■ EXERCISE AIM
Leave out every picture, then transcribe the rest of the listing exactly.

■ SOURCE EXCERPT
++++++++

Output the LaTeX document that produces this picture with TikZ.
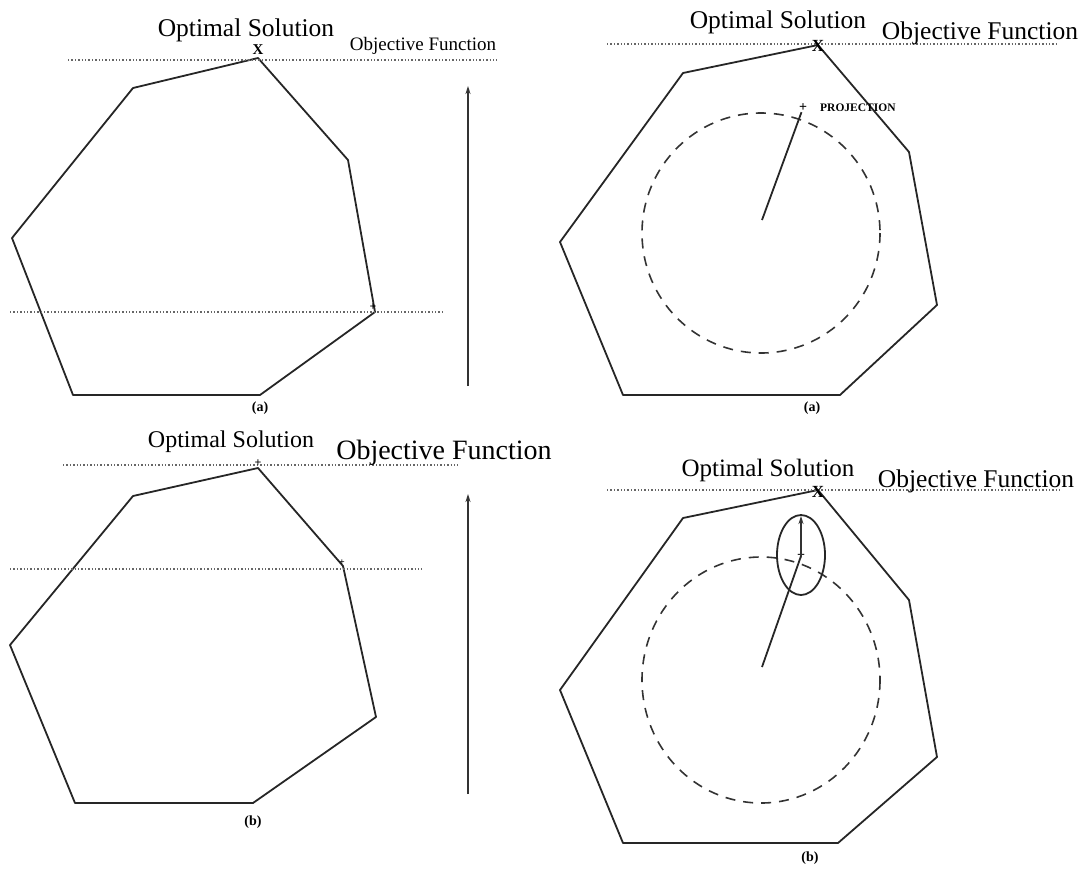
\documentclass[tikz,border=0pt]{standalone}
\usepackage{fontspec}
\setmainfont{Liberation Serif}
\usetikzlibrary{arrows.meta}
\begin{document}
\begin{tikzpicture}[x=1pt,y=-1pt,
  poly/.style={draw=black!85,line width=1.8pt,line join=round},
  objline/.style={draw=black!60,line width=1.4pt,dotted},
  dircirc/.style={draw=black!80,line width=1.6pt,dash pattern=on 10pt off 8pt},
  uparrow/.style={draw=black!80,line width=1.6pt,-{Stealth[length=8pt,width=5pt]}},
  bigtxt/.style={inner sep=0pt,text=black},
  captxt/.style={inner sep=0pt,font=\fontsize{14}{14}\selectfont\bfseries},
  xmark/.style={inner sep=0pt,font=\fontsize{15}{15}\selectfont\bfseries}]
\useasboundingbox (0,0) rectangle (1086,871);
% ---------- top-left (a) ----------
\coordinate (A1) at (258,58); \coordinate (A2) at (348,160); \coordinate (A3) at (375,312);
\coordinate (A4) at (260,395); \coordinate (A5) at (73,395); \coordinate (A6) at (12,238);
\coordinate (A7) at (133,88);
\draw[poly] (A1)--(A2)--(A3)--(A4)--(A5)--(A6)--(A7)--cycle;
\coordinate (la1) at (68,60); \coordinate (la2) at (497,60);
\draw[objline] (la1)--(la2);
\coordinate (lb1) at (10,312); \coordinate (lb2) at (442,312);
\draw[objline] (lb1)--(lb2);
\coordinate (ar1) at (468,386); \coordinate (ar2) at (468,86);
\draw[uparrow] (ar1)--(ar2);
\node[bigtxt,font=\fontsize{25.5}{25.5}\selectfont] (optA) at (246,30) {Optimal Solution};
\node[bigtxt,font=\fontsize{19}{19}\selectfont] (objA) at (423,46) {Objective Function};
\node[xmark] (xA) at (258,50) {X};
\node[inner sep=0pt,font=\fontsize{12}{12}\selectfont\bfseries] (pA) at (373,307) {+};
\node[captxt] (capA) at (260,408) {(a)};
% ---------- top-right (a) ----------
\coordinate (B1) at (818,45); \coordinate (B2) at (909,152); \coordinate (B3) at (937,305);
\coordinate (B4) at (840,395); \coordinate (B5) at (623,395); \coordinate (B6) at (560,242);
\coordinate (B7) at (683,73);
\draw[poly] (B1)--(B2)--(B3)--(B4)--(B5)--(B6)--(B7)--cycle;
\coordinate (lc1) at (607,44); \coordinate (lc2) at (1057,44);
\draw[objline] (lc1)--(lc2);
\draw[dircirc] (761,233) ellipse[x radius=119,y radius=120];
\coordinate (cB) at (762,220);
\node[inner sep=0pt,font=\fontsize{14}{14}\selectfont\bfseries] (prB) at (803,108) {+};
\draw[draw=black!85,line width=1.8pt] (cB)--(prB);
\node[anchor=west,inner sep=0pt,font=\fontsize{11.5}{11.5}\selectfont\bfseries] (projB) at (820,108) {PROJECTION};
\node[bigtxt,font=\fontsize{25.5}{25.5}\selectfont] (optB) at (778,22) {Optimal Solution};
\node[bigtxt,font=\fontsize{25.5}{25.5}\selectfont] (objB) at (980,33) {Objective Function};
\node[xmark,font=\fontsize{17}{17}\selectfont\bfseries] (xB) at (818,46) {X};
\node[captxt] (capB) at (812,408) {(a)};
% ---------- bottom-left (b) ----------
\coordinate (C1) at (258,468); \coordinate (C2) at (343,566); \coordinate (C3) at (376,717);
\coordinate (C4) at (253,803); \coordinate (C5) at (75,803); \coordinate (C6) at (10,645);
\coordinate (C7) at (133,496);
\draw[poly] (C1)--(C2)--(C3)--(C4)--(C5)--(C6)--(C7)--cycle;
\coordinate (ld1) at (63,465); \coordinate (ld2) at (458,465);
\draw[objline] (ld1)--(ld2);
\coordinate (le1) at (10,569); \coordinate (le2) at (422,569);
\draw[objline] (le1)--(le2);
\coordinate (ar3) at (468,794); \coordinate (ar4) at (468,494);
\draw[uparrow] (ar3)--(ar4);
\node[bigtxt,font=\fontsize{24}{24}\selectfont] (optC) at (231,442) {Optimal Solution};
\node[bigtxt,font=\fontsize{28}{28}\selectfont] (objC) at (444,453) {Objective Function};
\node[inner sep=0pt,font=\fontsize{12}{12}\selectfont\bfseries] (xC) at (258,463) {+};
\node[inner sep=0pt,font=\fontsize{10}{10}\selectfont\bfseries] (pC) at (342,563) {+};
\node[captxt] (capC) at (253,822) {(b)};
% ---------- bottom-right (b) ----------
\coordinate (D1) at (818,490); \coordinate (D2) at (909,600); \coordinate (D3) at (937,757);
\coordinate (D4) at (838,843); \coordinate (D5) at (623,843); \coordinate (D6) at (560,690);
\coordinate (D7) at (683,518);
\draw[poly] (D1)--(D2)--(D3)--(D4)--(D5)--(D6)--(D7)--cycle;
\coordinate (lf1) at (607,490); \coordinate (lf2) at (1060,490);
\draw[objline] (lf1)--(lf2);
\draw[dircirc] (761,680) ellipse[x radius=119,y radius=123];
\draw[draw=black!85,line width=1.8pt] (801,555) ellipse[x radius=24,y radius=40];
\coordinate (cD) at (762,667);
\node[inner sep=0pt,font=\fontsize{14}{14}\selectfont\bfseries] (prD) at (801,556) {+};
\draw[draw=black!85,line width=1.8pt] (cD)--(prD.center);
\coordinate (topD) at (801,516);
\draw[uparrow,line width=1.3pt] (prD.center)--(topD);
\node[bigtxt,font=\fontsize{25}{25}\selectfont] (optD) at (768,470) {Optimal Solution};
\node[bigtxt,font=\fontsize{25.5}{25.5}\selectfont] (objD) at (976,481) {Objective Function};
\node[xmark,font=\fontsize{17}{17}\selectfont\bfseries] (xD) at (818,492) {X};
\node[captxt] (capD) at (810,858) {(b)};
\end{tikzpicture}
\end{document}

++++++++

■ RESULT
Output the LaTeX document that produces this picture with TikZ.
\documentclass[tikz,border=0pt]{standalone}
\usepackage{fontspec}
\setmainfont{Liberation Serif}
\usetikzlibrary{arrows.meta}
\begin{document}
\begin{tikzpicture}[x=1pt,y=-1pt,
  poly/.style={draw=black!85,line width=1.8pt,line join=round},
  objline/.style={draw=black!60,line width=1.4pt,dotted},
  dircirc/.style={draw=black!80,line width=1.6pt,dash pattern=on 10pt off 8pt},
  uparrow/.style={draw=black!80,line width=1.6pt,-{Stealth[length=8pt,width=5pt]}},
  bigtxt/.style={inner sep=0pt,text=black},
  captxt/.style={inner sep=0pt,font=\fontsize{14}{14}\selectfont\bfseries},
  xmark/.style={inner sep=0pt,font=\fontsize{15}{15}\selectfont\bfseries}]
\useasboundingbox (0,0) rectangle (1086,871);
% ---------- top-left (a) ----------
\coordinate (A1) at (258,58); \coordinate (A2) at (348,160); \coordinate (A3) at (375,312);
\coordinate (A4) at (260,395); \coordinate (A5) at (73,395); \coordinate (A6) at (12,238);
\coordinate (A7) at (133,88);
\draw[poly] (A1)--(A2)--(A3)--(A4)--(A5)--(A6)--(A7)--cycle;
\coordinate (la1) at (68,60); \coordinate (la2) at (497,60);
\draw[objline] (la1)--(la2);
\coordinate (lb1) at (10,312); \coordinate (lb2) at (442,312);
\draw[objline] (lb1)--(lb2);
\coordinate (ar1) at (468,386); \coordinate (ar2) at (468,86);
\draw[uparrow] (ar1)--(ar2);
\node[bigtxt,font=\fontsize{25.5}{25.5}\selectfont] (optA) at (246,30) {Optimal Solution};
\node[bigtxt,font=\fontsize{19}{19}\selectfont] (objA) at (423,46) {Objective Function};
\node[xmark] (xA) at (258,50) {X};
\node[inner sep=0pt,font=\fontsize{12}{12}\selectfont\bfseries] (pA) at (373,307) {+};
\node[captxt] (capA) at (260,408) {(a)};
% ---------- top-right (a) ----------
\coordinate (B1) at (818,45); \coordinate (B2) at (909,152); \coordinate (B3) at (937,305);
\coordinate (B4) at (840,395); \coordinate (B5) at (623,395); \coordinate (B6) at (560,242);
\coordinate (B7) at (683,73);
\draw[poly] (B1)--(B2)--(B3)--(B4)--(B5)--(B6)--(B7)--cycle;
\coordinate (lc1) at (607,44); \coordinate (lc2) at (1057,44);
\draw[objline] (lc1)--(lc2);
\draw[dircirc] (761,233) ellipse[x radius=119,y radius=120];
\coordinate (cB) at (762,220);
\node[inner sep=0pt,font=\fontsize{14}{14}\selectfont\bfseries] (prB) at (803,108) {+};
\draw[draw=black!85,line width=1.8pt] (cB)--(prB);
\node[anchor=west,inner sep=0pt,font=\fontsize{11.5}{11.5}\selectfont\bfseries] (projB) at (820,108) {PROJECTION};
\node[bigtxt,font=\fontsize{25.5}{25.5}\selectfont] (optB) at (778,22) {Optimal Solution};
\node[bigtxt,font=\fontsize{25.5}{25.5}\selectfont] (objB) at (980,33) {Objective Function};
\node[xmark,font=\fontsize{17}{17}\selectfont\bfseries] (xB) at (818,46) {X};
\node[captxt] (capB) at (812,408) {(a)};
% ---------- bottom-left (b) ----------
\coordinate (C1) at (258,468); \coordinate (C2) at (343,566); \coordinate (C3) at (376,717);
\coordinate (C4) at (253,803); \coordinate (C5) at (75,803); \coordinate (C6) at (10,645);
\coordinate (C7) at (133,496);
\draw[poly] (C1)--(C2)--(C3)--(C4)--(C5)--(C6)--(C7)--cycle;
\coordinate (ld1) at (63,465); \coordinate (ld2) at (458,465);
\draw[objline] (ld1)--(ld2);
\coordinate (le1) at (10,569); \coordinate (le2) at (422,569);
\draw[objline] (le1)--(le2);
\coordinate (ar3) at (468,794); \coordinate (ar4) at (468,494);
\draw[uparrow] (ar3)--(ar4);
\node[bigtxt,font=\fontsize{24}{24}\selectfont] (optC) at (231,442) {Optimal Solution};
\node[bigtxt,font=\fontsize{28}{28}\selectfont] (objC) at (444,453) {Objective Function};
\node[inner sep=0pt,font=\fontsize{12}{12}\selectfont\bfseries] (xC) at (258,463) {+};
\node[inner sep=0pt,font=\fontsize{10}{10}\selectfont\bfseries] (pC) at (342,563) {+};
\node[captxt] (capC) at (253,822) {(b)};
% ---------- bottom-right (b) ----------
\coordinate (D1) at (818,490); \coordinate (D2) at (909,600); \coordinate (D3) at (937,757);
\coordinate (D4) at (838,843); \coordinate (D5) at (623,843); \coordinate (D6) at (560,690);
\coordinate (D7) at (683,518);
\draw[poly] (D1)--(D2)--(D3)--(D4)--(D5)--(D6)--(D7)--cycle;
\coordinate (lf1) at (607,490); \coordinate (lf2) at (1060,490);
\draw[objline] (lf1)--(lf2);
\draw[dircirc] (761,680) ellipse[x radius=119,y radius=123];
\draw[draw=black!85,line width=1.8pt] (801,555) ellipse[x radius=24,y radius=40];
\coordinate (cD) at (762,667);
\node[inner sep=0pt,font=\fontsize{14}{14}\selectfont\bfseries] (prD) at (801,556) {+};
\draw[draw=black!85,line width=1.8pt] (cD)--(prD.center);
\coordinate (topD) at (801,516);
\draw[uparrow,line width=1.3pt] (prD.center)--(topD);
\node[bigtxt,font=\fontsize{25}{25}\selectfont] (optD) at (768,470) {Optimal Solution};
\node[bigtxt,font=\fontsize{25.5}{25.5}\selectfont] (objD) at (976,481) {Objective Function};
\node[xmark,font=\fontsize{17}{17}\selectfont\bfseries] (xD) at (818,492) {X};
\node[captxt] (capD) at (810,858) {(b)};
\end{tikzpicture}
\end{document}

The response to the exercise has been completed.